Gun usage big part of new session
DENVER - Legislators have introduced the first set of bills responding to mass shootings in Colorado and Connecticut, but they are not what gun-control advocates want.
Out of five gun-related bills, four are from Republicans who seek to expand the right to carry or use guns.
Gun-control advocates - mostly Democrats - have yet to introduce their major proposals.
Gov. John Hickenlooper asked legislators to consider universal background checks during his State of the State address, even for private sales, and President Barack Obama made a similar proposal just days ago.
But the first set of proposals points to a culture clash in the Legislature between people who want more gun restrictions and those who think more guns lead to more safety.

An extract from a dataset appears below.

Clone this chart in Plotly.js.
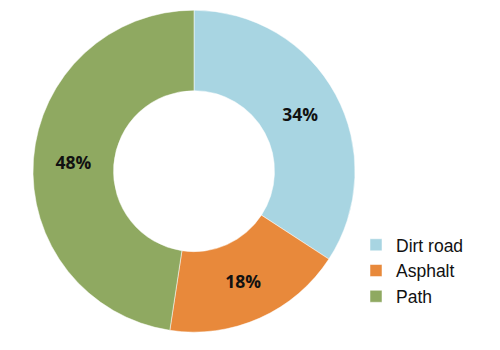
<!DOCTYPE html>
<html>
<head>
<meta charset="utf-8">
<script src="https://cdn.plot.ly/plotly-3.0.1.min.js"></script>
<style>html,body{margin:0;padding:0;background:#fff;}#chart{width:500px;height:350px;}</style>
</head>
<body>
<div id="chart"></div>
<script>
const categories = ["Dirt road", "Asphalt", "Path"];
const shares = [34.2, 18.2, 47.6];
const sliceColors = ["#A8D5E2", "#E8893B", "#8FA961"];

const trace = {
  type: "pie",
  labels: categories,
  values: shares,
  hole: 0.5,
  sort: false,
  direction: "clockwise",
  rotation: 0,
  textinfo: "percent",
  texttemplate: "%{percent:.0%}",
  textposition: "inside",
  insidetextorientation: "horizontal",
  textfont: {family: "Open Sans, Arial, sans-serif", size: 17.5, color: "#111", weight: "bold"},
  marker: {colors: sliceColors, line: {color: "#ffffff", width: 0.5}},
  domain: {x: [0.066, 0.71], y: [0.051, 0.971]},
  hoverinfo: "none"
};

const layout = {
  width: 500,
  height: 350,
  margin: {l: 0, r: 0, t: 0, b: 0},
  paper_bgcolor: "#ffffff",
  showlegend: true,
  legend: {
    x: 0.712, y: 0.226, xanchor: "left", yanchor: "middle",
    font: {family: "Liberation Sans, Arial, sans-serif", size: 17.5, color: "#111"},
    itemwidth: 30,
    tracegroupgap: 0
  }
};

Plotly.newPlot("chart", [trace], layout, {staticPlot: true, displayModeBar: false});
</script>
</body>
</html>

A pair of Senate bills seek to allow more guns in schools and private businesses. Senate Bill 9 would allow people with concealed-weapons permits to bring handguns into a school, subject to approval by the local school board.
And SB 62 exposes businesses to liability if they forbid guns and don't provide at least one armed guard per 50 people.
Sen. Kent Lambert, sponsor of SB 62, said his bill is a response to the massacre at the Aurora movie theater, where a no-guns policy was in place.
"James Holmes stalked this place," said Lambert, R-Colorado Springs. "Any terrorist is going to find the softest target he can."
Several victims and bereaved family members are suing the theater for inadequate security. Lambert said his bill would put other business owners at ease by holding them liable for shootings only if they banned guns and had lax security.
But the senator whose district includes the theater doesn't think much of Lambert's bill.
"I think the idea is absurd, to be honest," said Sen. Morgan Carroll, D-Aurora. "The fact that you would force a business to be armed frankly violates private-property rights."
It could also increase costs by forcing businesses to hire guards, she said. And not everyone wants to be surrounded by guns while shopping, Carroll said.
In the House, an old bill that has failed several times before is back. House Bill 1048, the so-called "Make My Day Better" bill, would allow business owners or employees to use deadly force against intruders. Colorado already has a Make My Day law that allows people to kill intruders in their homes.
Gun-control advocates are still researching their proposals and probably will introduce bills in a few weeks, Carroll said.
"We're so heavily in research. We're trying to be really intelligent about what we're doing," she said.
The lone Democratic bill so far comes from freshman Rep. Mike Foote of Lafayette. Foote, a former prosecutor in Durango, wants to expand the definition of "deadly weapon" to include unloaded guns.